» Given information:
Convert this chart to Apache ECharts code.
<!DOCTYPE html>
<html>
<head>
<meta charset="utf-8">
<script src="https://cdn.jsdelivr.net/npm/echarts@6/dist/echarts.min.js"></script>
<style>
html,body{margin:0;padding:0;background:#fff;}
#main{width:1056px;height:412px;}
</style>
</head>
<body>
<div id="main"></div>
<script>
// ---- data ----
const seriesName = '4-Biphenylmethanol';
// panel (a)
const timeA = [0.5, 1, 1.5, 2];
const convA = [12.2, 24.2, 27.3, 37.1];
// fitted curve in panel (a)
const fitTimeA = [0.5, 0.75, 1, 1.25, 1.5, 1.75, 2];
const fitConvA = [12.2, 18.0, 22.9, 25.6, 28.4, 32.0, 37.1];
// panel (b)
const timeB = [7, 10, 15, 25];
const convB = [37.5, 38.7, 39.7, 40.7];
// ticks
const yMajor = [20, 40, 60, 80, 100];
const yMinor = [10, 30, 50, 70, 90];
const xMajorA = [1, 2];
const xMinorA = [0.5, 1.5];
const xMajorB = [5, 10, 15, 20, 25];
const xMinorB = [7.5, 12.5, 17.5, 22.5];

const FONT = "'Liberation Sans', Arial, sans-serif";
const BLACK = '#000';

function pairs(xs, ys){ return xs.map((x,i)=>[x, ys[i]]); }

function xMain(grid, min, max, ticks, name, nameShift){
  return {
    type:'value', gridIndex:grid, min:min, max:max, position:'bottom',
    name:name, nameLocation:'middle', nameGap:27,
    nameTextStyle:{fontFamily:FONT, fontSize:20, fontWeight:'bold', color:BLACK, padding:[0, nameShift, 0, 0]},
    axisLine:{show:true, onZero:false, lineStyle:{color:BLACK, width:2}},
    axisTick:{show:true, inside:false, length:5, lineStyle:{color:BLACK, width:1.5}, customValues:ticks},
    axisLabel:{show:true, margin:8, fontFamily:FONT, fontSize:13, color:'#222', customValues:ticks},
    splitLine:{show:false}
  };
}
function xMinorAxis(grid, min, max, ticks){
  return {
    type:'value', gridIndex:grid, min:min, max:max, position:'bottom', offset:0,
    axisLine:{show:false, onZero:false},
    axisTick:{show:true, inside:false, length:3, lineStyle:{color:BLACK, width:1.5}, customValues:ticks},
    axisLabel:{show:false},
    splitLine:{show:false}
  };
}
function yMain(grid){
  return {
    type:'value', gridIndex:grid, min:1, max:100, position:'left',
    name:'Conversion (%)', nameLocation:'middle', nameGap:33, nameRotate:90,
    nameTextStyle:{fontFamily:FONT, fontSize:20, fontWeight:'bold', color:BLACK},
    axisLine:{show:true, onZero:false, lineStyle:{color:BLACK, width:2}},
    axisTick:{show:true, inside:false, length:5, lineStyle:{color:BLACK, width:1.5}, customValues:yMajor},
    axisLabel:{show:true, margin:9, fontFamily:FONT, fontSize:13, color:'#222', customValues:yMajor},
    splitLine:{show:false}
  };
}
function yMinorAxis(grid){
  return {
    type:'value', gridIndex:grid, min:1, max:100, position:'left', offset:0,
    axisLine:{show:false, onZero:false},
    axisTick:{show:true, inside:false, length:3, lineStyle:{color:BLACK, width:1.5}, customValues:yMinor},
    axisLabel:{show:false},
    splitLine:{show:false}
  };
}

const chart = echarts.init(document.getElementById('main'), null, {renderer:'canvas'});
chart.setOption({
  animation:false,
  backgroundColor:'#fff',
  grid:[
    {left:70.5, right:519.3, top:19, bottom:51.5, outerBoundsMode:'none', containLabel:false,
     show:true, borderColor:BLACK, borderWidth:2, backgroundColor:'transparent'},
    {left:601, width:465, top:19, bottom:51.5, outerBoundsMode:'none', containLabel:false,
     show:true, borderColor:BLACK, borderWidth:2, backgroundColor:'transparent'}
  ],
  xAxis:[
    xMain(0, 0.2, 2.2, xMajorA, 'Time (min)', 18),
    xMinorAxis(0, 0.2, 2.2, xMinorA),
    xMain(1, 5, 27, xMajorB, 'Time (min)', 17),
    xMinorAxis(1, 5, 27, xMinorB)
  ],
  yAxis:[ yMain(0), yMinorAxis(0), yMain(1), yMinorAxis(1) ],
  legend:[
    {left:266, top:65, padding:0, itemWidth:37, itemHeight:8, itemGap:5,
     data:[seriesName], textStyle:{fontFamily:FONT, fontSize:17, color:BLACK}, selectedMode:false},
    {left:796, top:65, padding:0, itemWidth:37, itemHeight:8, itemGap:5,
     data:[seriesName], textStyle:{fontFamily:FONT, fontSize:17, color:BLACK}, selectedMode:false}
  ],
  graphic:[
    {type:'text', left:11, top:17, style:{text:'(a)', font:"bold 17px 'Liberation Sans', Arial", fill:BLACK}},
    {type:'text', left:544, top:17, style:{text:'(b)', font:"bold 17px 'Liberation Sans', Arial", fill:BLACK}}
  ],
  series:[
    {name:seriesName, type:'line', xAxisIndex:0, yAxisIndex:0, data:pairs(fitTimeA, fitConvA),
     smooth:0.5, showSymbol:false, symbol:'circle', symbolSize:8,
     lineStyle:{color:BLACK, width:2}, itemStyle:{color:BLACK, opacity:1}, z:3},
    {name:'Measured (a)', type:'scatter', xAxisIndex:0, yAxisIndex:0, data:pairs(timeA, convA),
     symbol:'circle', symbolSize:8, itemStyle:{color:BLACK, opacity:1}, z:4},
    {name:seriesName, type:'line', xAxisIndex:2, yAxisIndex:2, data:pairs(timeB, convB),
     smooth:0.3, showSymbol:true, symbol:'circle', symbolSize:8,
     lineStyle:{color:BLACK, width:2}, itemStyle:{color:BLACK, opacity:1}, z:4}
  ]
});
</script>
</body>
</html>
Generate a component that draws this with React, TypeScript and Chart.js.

» The problem:
Write out the entries above once more, without altering anything.

» Exercise response:
Convert this chart to Apache ECharts code.
<!DOCTYPE html>
<html>
<head>
<meta charset="utf-8">
<script src="https://cdn.jsdelivr.net/npm/echarts@6/dist/echarts.min.js"></script>
<style>
html,body{margin:0;padding:0;background:#fff;}
#main{width:1056px;height:412px;}
</style>
</head>
<body>
<div id="main"></div>
<script>
// ---- data ----
const seriesName = '4-Biphenylmethanol';
// panel (a)
const timeA = [0.5, 1, 1.5, 2];
const convA = [12.2, 24.2, 27.3, 37.1];
// fitted curve in panel (a)
const fitTimeA = [0.5, 0.75, 1, 1.25, 1.5, 1.75, 2];
const fitConvA = [12.2, 18.0, 22.9, 25.6, 28.4, 32.0, 37.1];
// panel (b)
const timeB = [7, 10, 15, 25];
const convB = [37.5, 38.7, 39.7, 40.7];
// ticks
const yMajor = [20, 40, 60, 80, 100];
const yMinor = [10, 30, 50, 70, 90];
const xMajorA = [1, 2];
const xMinorA = [0.5, 1.5];
const xMajorB = [5, 10, 15, 20, 25];
const xMinorB = [7.5, 12.5, 17.5, 22.5];

const FONT = "'Liberation Sans', Arial, sans-serif";
const BLACK = '#000';

function pairs(xs, ys){ return xs.map((x,i)=>[x, ys[i]]); }

function xMain(grid, min, max, ticks, name, nameShift){
  return {
    type:'value', gridIndex:grid, min:min, max:max, position:'bottom',
    name:name, nameLocation:'middle', nameGap:27,
    nameTextStyle:{fontFamily:FONT, fontSize:20, fontWeight:'bold', color:BLACK, padding:[0, nameShift, 0, 0]},
    axisLine:{show:true, onZero:false, lineStyle:{color:BLACK, width:2}},
    axisTick:{show:true, inside:false, length:5, lineStyle:{color:BLACK, width:1.5}, customValues:ticks},
    axisLabel:{show:true, margin:8, fontFamily:FONT, fontSize:13, color:'#222', customValues:ticks},
    splitLine:{show:false}
  };
}
function xMinorAxis(grid, min, max, ticks){
  return {
    type:'value', gridIndex:grid, min:min, max:max, position:'bottom', offset:0,
    axisLine:{show:false, onZero:false},
    axisTick:{show:true, inside:false, length:3, lineStyle:{color:BLACK, width:1.5}, customValues:ticks},
    axisLabel:{show:false},
    splitLine:{show:false}
  };
}
function yMain(grid){
  return {
    type:'value', gridIndex:grid, min:1, max:100, position:'left',
    name:'Conversion (%)', nameLocation:'middle', nameGap:33, nameRotate:90,
    nameTextStyle:{fontFamily:FONT, fontSize:20, fontWeight:'bold', color:BLACK},
    axisLine:{show:true, onZero:false, lineStyle:{color:BLACK, width:2}},
    axisTick:{show:true, inside:false, length:5, lineStyle:{color:BLACK, width:1.5}, customValues:yMajor},
    axisLabel:{show:true, margin:9, fontFamily:FONT, fontSize:13, color:'#222', customValues:yMajor},
    splitLine:{show:false}
  };
}
function yMinorAxis(grid){
  return {
    type:'value', gridIndex:grid, min:1, max:100, position:'left', offset:0,
    axisLine:{show:false, onZero:false},
    axisTick:{show:true, inside:false, length:3, lineStyle:{color:BLACK, width:1.5}, customValues:yMinor},
    axisLabel:{show:false},
    splitLine:{show:false}
  };
}

const chart = echarts.init(document.getElementById('main'), null, {renderer:'canvas'});
chart.setOption({
  animation:false,
  backgroundColor:'#fff',
  grid:[
    {left:70.5, right:519.3, top:19, bottom:51.5, outerBoundsMode:'none', containLabel:false,
     show:true, borderColor:BLACK, borderWidth:2, backgroundColor:'transparent'},
    {left:601, width:465, top:19, bottom:51.5, outerBoundsMode:'none', containLabel:false,
     show:true, borderColor:BLACK, borderWidth:2, backgroundColor:'transparent'}
  ],
  xAxis:[
    xMain(0, 0.2, 2.2, xMajorA, 'Time (min)', 18),
    xMinorAxis(0, 0.2, 2.2, xMinorA),
    xMain(1, 5, 27, xMajorB, 'Time (min)', 17),
    xMinorAxis(1, 5, 27, xMinorB)
  ],
  yAxis:[ yMain(0), yMinorAxis(0), yMain(1), yMinorAxis(1) ],
  legend:[
    {left:266, top:65, padding:0, itemWidth:37, itemHeight:8, itemGap:5,
     data:[seriesName], textStyle:{fontFamily:FONT, fontSize:17, color:BLACK}, selectedMode:false},
    {left:796, top:65, padding:0, itemWidth:37, itemHeight:8, itemGap:5,
     data:[seriesName], textStyle:{fontFamily:FONT, fontSize:17, color:BLACK}, selectedMode:false}
  ],
  graphic:[
    {type:'text', left:11, top:17, style:{text:'(a)', font:"bold 17px 'Liberation Sans', Arial", fill:BLACK}},
    {type:'text', left:544, top:17, style:{text:'(b)', font:"bold 17px 'Liberation Sans', Arial", fill:BLACK}}
  ],
  series:[
    {name:seriesName, type:'line', xAxisIndex:0, yAxisIndex:0, data:pairs(fitTimeA, fitConvA),
     smooth:0.5, showSymbol:false, symbol:'circle', symbolSize:8,
     lineStyle:{color:BLACK, width:2}, itemStyle:{color:BLACK, opacity:1}, z:3},
    {name:'Measured (a)', type:'scatter', xAxisIndex:0, yAxisIndex:0, data:pairs(timeA, convA),
     symbol:'circle', symbolSize:8, itemStyle:{color:BLACK, opacity:1}, z:4},
    {name:seriesName, type:'line', xAxisIndex:2, yAxisIndex:2, data:pairs(timeB, convB),
     smooth:0.3, showSymbol:true, symbol:'circle', symbolSize:8,
     lineStyle:{color:BLACK, width:2}, itemStyle:{color:BLACK, opacity:1}, z:4}
  ]
});
</script>
</body>
</html>
Generate a component that draws this with React, TypeScript and Chart.js.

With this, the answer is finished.